The Department of Agriculture (DA) reported Saturday that farm gate prices of palay—or unhusked rice—have started to climb just a week after President Ferdinand “Bongbong” Marcos Jr. announced a two-month suspension of rice importation beginning September 1, 2025.
Citing data from the National Food Authority (NFA), the DA said that farm gate prices—the amount farmers receive for their crops before transport, handling, and marketing costs—have increased in six of the country’s 13 major rice-producing regions.
NFA monitoring showed that traders’ buying prices for dry palay rose between 0.3% to 2.6% ahead of the import suspension in Central Luzon (including Nueva Ecija), Bicol, Central Visayas, and parts of Mindanao. Average farm gate prices ranged from ₱16.98 per kilo in Central Luzon to ₱20.59 in Southern Mindanao.
Prices, however, remained flat at ₱16.52 in Southern Tagalog and ₱17.60 in Western Visayas.
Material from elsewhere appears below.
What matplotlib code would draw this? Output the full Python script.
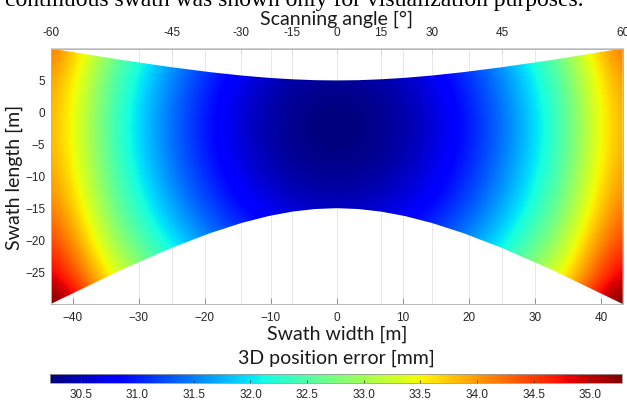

In contrast, sharp drops were recorded in Ilocos, Cagayan Valley, Eastern Visayas, Northern Mindanao, and BARMM, with the lowest at ₱14.43 per kilo in Cagayan Valley and the highest at ₱21.67 in BARMM.
Agriculture Secretary Francisco Tiu Laurel Jr. said the government is closely monitoring market reactions to the import suspension, which was triggered by reports of palay prices falling as low as ₱8 per kilo—far below the estimated production cost of ₱12 per kilo for the most efficient farmers.
“If palay prices remain low during the ban, we may consider extending it, or recommend that President Marcos increase tariffs. And if prices of palay rise, we could shorten the ban,” said Tiu Laurel.
Global rice prices have been on a downtrend in 2025 due to India lifting its export ban on non-basmati rice, bumper harvests in major exporting countries, weaker global demand, and reduced tariffs—factors that have encouraged heavy rice imports, particularly from Vietnam.
Between April and May alone, nearly 970,000 metric tons of rice were imported—enough to cover almost three months of national consumption—despite the Philippines posting record palay harvests.
The country’s palay output reached 9.08 million metric tons in the first half of 2025, putting the DA on track toward its target of 20.46 million metric tons—an all-time high.
NFA Administrator Larry Lacson stressed that the objective of the import suspension is to stabilize farm incomes by lifting palay prices.
“The objective of the import ban is to allow the price of palay to be at a level that will give the farmers income, and the steady rise of palay price is a relief. We just hope that the other players in the industry will do their share by not taking advantage by spreading speculations,” Lacson said.